Since 2008, the organization has served more than 5,000 Chicagoland middle and high schoolers through “adventure therapy,” a non-traditional solution to psychological, emotional, and behavioral challenges. The approach utilizes novel, challenging outdoor experiences as a medium to teach life skills that can transform young lives.
Hear how Chicago Voyagers is using adventure therapy to give at-risk Chicago teens skills that could change their lives in our full conversation with executive director Alex Goodfellow:
Alex Goodfellow serves as the nonprofit’s executive director, taking the mantle upon founder Bernie Rupe’s retirement in 2025.
“Pushing yourself out of that comfort zone is a skill for life,” Goodfellow said. “We know that it’s an amazing opportunity for a teen, but that’s a skill that they can take forward in a job in a school, with a relationship, as a parent, whatever that is.”
Challenges common to modern U.S. teens, such as anxiety, social isolation, and other mental health struggles, are heightened in underprivileged youth by trauma, poverty, and lack of access to long-term solutions. One of those solutions is rich outdoor experience.
World-class forest preserves, state parks, and Lake Michigan envelop northeastern Illinois, but, according to Goodfellow, many of Chicago’s vulnerable youth are unaware of such opportunities, are unable to reach them, or both.
Chicago Voyager kids are offered the chance to unhook themselves from the buzzing chaos of social media and connect to the healing power of nature.

While they accomplish feats of outdoor adventure like backpacking trips, rock climbing, and kayaking, they learn of their ability to deal with the difficulties waiting for them when they return.
“If they put their mind to it and they want to, there’s so much to be said for that resiliency and grit that is built within doing something that is not your norm, that is not what your friends and neighbors may be doing, and pushing yourself out of that comfort zone,” Goodfellow explained.
“We want youth to feel that healing nature of solitude and quiet and connection and how meaningful that can be to their sense of self. And then you can replicate that another time when you’re feeling that anxiety or that stress. That creates another lifelong ability to regulate your emotions and your behavior.”
Chicago Voyagers uses the platform of outdoor challenges to initiate meaningful, reflective conversations that help to solidify the lessons learned.
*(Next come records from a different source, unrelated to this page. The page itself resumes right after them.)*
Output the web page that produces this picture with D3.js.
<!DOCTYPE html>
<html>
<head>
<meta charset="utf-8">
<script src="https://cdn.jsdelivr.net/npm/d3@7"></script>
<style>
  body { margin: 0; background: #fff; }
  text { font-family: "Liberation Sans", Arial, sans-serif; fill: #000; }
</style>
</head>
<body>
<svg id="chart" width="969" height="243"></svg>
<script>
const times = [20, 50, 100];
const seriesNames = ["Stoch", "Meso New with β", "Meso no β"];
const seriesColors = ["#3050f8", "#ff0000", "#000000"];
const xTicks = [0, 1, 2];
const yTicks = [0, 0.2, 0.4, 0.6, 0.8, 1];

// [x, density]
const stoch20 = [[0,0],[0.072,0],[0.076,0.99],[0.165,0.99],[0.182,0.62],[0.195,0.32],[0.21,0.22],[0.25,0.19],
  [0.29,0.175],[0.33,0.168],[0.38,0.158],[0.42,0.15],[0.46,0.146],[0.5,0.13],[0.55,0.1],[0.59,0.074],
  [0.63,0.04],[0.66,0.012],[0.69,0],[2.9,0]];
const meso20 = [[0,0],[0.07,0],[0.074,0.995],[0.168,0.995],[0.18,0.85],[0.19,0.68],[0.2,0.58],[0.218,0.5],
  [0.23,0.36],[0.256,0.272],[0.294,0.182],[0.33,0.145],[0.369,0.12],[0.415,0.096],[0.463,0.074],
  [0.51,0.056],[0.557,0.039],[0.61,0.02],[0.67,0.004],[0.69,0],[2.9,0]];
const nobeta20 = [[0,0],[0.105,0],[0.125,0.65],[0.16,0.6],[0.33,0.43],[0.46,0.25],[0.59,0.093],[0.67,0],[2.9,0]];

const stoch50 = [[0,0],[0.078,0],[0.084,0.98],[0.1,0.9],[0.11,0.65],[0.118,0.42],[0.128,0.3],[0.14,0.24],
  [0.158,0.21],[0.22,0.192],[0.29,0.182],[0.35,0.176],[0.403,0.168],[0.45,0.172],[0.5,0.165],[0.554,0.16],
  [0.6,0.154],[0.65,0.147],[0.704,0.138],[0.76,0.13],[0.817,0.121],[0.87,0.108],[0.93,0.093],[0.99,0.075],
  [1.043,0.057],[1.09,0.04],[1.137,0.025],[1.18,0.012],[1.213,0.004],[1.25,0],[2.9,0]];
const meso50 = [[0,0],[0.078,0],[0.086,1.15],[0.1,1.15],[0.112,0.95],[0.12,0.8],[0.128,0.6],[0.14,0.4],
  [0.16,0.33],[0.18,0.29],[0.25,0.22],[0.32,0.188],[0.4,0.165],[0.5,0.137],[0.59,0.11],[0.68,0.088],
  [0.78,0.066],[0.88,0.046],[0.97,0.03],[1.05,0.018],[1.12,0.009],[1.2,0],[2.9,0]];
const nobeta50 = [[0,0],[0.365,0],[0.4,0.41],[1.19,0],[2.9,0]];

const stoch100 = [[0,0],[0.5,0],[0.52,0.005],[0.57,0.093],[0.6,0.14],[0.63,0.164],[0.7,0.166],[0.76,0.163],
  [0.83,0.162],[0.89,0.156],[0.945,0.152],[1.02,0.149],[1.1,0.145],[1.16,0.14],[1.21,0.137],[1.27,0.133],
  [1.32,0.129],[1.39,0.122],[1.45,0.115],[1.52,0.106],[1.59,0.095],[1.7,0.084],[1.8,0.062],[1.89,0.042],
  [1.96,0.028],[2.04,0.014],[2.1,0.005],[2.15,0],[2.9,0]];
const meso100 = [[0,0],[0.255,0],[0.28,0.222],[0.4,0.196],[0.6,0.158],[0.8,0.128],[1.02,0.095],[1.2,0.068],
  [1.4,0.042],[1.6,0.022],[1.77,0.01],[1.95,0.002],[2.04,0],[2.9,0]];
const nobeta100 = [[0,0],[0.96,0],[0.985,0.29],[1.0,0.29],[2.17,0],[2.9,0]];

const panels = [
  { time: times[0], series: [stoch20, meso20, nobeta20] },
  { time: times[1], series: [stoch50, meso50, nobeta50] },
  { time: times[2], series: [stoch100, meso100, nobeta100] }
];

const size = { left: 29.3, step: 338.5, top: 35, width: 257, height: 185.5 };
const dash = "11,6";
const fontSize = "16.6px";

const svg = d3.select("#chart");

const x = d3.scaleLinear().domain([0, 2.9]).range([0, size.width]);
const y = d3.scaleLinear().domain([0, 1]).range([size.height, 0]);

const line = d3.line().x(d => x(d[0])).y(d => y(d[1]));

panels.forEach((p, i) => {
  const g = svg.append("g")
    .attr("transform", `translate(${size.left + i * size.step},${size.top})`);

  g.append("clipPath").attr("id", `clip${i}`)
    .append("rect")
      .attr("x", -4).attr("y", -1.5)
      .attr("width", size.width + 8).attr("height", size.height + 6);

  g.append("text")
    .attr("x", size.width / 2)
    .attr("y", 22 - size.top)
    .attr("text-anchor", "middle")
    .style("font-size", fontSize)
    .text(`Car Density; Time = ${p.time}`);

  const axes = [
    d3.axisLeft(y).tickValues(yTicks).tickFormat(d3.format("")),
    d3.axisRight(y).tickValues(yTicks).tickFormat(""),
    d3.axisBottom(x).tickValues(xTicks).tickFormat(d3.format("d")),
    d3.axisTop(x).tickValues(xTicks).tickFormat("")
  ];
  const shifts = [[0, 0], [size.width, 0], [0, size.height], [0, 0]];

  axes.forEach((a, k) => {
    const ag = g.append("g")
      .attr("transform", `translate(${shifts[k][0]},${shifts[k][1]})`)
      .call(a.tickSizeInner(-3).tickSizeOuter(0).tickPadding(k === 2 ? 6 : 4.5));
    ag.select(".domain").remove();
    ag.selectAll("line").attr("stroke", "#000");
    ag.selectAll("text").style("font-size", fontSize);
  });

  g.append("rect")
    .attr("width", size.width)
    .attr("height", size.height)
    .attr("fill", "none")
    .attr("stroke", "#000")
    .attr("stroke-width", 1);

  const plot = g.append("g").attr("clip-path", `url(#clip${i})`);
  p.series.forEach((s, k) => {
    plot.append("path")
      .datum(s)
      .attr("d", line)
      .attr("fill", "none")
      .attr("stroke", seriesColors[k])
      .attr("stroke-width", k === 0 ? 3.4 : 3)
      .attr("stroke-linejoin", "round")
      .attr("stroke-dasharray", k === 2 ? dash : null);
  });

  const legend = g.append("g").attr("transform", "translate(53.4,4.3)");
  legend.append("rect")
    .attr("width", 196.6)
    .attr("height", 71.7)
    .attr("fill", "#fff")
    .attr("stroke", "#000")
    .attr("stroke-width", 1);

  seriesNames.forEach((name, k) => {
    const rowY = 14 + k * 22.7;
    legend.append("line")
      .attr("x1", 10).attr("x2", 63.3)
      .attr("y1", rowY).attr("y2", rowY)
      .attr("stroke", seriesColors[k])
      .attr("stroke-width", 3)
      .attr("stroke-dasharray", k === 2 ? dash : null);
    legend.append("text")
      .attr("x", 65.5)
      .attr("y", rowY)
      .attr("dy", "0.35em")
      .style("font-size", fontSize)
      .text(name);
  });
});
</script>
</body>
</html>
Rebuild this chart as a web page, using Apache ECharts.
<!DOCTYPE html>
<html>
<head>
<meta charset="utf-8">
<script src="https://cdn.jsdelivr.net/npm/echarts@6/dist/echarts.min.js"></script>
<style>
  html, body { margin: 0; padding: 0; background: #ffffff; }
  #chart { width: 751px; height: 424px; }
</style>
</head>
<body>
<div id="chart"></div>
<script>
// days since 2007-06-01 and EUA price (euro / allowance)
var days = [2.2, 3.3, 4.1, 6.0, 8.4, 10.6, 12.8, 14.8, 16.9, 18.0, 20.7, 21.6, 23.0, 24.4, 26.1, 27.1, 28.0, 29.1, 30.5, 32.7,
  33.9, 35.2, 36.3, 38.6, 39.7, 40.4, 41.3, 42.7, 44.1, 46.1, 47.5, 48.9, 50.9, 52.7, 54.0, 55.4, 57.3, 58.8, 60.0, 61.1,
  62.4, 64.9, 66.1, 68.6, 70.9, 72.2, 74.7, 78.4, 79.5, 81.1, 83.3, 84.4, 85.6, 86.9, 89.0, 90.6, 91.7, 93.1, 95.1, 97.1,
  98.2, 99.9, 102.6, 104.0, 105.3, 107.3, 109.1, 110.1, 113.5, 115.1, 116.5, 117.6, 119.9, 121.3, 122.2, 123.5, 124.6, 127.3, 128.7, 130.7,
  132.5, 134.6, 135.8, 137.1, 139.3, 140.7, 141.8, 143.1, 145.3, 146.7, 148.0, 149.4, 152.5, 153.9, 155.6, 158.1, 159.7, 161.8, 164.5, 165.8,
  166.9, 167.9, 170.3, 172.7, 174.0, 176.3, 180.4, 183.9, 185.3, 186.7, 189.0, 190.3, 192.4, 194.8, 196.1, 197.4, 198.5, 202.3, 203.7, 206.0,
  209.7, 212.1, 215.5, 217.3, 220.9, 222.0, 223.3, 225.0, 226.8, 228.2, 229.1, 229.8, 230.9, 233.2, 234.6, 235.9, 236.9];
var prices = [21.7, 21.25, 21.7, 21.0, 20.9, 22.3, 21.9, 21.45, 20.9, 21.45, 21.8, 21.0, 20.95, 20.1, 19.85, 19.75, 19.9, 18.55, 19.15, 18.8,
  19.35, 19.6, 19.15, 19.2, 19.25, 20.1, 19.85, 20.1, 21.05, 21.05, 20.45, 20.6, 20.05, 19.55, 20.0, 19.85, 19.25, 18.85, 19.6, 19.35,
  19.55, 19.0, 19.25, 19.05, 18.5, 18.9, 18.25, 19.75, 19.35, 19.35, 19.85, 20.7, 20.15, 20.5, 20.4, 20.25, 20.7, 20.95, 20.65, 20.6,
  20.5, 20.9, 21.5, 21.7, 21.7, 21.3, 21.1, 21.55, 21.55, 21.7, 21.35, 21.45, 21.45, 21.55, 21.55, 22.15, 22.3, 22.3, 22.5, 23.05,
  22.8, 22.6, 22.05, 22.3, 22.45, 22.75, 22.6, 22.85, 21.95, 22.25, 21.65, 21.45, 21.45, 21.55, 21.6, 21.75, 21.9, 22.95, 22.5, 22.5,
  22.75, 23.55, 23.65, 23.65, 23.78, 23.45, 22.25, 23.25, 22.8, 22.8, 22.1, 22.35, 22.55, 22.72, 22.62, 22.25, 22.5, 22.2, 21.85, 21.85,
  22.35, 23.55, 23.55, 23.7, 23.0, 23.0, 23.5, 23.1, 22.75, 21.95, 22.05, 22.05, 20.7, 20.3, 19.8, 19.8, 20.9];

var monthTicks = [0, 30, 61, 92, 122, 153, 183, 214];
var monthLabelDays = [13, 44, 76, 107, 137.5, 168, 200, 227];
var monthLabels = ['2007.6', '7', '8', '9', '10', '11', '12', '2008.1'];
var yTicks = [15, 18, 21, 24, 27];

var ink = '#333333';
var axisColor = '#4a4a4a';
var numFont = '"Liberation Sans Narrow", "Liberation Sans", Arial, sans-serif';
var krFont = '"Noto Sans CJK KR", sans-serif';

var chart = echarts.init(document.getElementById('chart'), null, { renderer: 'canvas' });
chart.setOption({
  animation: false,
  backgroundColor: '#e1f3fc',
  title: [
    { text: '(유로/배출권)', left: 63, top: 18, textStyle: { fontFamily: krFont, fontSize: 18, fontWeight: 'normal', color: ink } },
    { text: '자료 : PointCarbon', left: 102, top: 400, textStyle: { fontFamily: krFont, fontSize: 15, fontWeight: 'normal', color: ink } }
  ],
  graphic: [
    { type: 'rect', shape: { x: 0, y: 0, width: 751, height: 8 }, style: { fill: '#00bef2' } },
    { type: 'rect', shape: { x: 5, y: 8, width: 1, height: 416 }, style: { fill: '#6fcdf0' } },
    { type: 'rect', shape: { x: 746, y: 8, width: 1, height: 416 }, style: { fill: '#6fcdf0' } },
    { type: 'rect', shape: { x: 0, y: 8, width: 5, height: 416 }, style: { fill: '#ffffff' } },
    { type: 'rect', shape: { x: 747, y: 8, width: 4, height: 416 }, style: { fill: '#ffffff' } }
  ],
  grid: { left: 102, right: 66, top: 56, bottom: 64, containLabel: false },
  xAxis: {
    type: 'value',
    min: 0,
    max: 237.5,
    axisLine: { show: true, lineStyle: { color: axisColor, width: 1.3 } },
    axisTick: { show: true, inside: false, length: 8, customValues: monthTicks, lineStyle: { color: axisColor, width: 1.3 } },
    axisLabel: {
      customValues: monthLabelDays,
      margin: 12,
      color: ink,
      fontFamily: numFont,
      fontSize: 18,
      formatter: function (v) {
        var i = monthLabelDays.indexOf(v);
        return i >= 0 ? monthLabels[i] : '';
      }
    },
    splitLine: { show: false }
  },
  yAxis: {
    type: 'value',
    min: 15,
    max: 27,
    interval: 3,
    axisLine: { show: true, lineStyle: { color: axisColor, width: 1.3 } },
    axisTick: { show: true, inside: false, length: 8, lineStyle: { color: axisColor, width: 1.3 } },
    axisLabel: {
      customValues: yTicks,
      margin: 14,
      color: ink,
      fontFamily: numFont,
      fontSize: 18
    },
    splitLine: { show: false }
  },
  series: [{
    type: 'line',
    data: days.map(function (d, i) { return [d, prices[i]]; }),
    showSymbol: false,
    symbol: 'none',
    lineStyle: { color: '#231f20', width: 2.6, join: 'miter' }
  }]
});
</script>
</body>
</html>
Partner surveys have shown that the effects are real. Youth involved in their adventure therapy programming show a 92% increase in responsibility, 94% in confidence, and a 92% increase in responsibility.
To boot, the behavioral improvements lead to repeated increases in GPAs and a 65% decrease in in-school disciplinary actions.
The children learn that they are able to climb walls, both physical and otherwise, that hard things are challenges to be overcome, instead of immovable barriers.
“It’s a beautiful, incredible thing to see people physically and emotionally push themselves in this way,” Goodfellow said. “And you can see that growth... It’s amazing. I will always say that these kids are so much cooler and better and braver than I am.”
Many of the “voyagers” also form long-term relationships with each other and with those guiding them, injecting positive adult role models into lives that often lack healthy mentorship.

In the end, Goodfellow says, they’re just kids. Kids who face hardship that many never will, but who also are learning of their potential to both climb mountains and move them.
“I want them to believe in themselves. I want them to know that they can do anything and be anything and that they are capable,” Goodfellow said.
“I think that we struggle because we don’t feel capable of things. We don’t feel like we can do something. To have us in your corner and help you build that and believe in yourself, that’s our future. We need people that want to continue to guide our community, our city, our country into greatness.”